Kind of lost me on this volume equation. If I don't know the footage of the pipe loop, How would I be able to determine what the minimum flow should be?

I suppose I could go back to what we've said previously, calculate the maximum flowrate of a single faucet, multiply this by the number of faucets, add in any equipment that could possibly draw water as if the equipment were running with every faucet open (glasswash equipment ect) and add in the additional 5 GPM you mentioned. Do you think this would give me an accurate picture of what the flowrate in the loop should be?

 

[bimr]

Convert gpm to cubic feet per sec. That is Q. Eaample: 9 gpm = 0.02 cfs

Divide by area of pipe in square feet. That is A. Area of 1" diameter pipe = 0.00545 square feet.

Q/A = ft/sec. 0.02/0.00545 = 3.67 ft/sec

 

[PurewaterGuy]

"calculate the maximum flowrate of a single faucet, multiply this by the number of faucets, add in any equipment that could possibly draw water as if the equipment were running with every faucet open (glasswash equipment ect) and add in the additional 5 GPM you mentioned.
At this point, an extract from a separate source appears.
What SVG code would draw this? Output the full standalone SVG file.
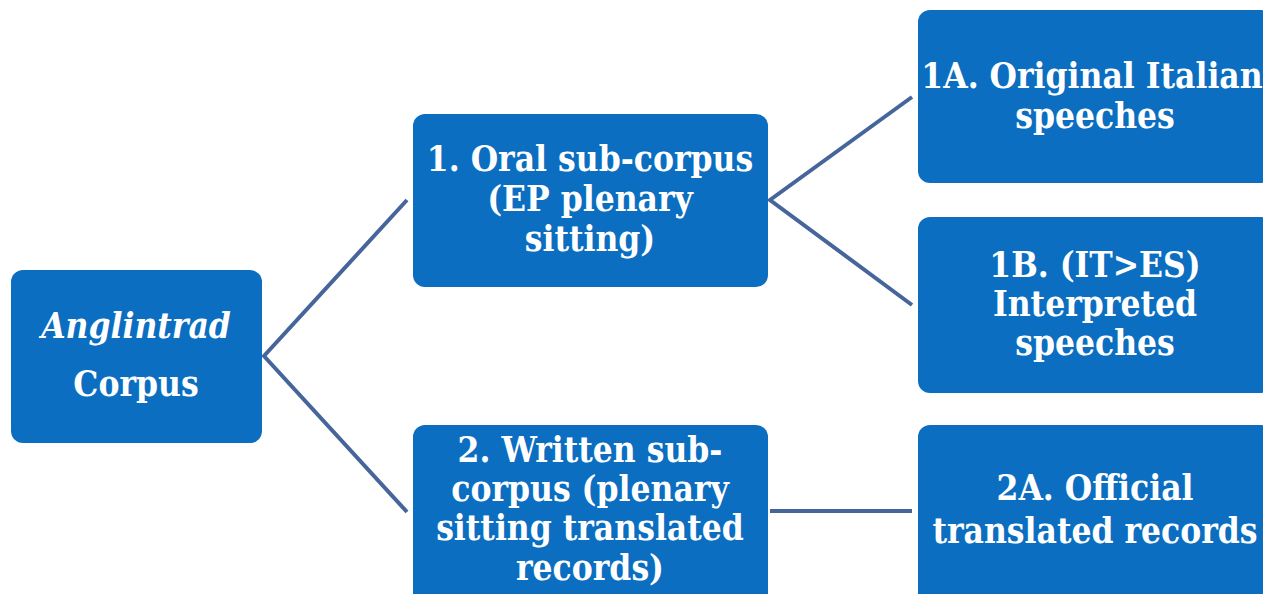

Do you think this would give me an accurate picture of what the flowrate in the loop should be?"

Can you answer this question for me?

 

[bimr]

Yes that is correct.

 

[PurewaterGuy]

OK. Thanks so much. I'm going to be concentrating fully on this system next week. I'll have lots of information and data to share ,,, and of course more questions ,, Have a great weekend and thanks again!

 

[PurewaterGuy]

I just installed a POU system with DI, UV and Ultrafilter. Looks like they want to shut down the loop system.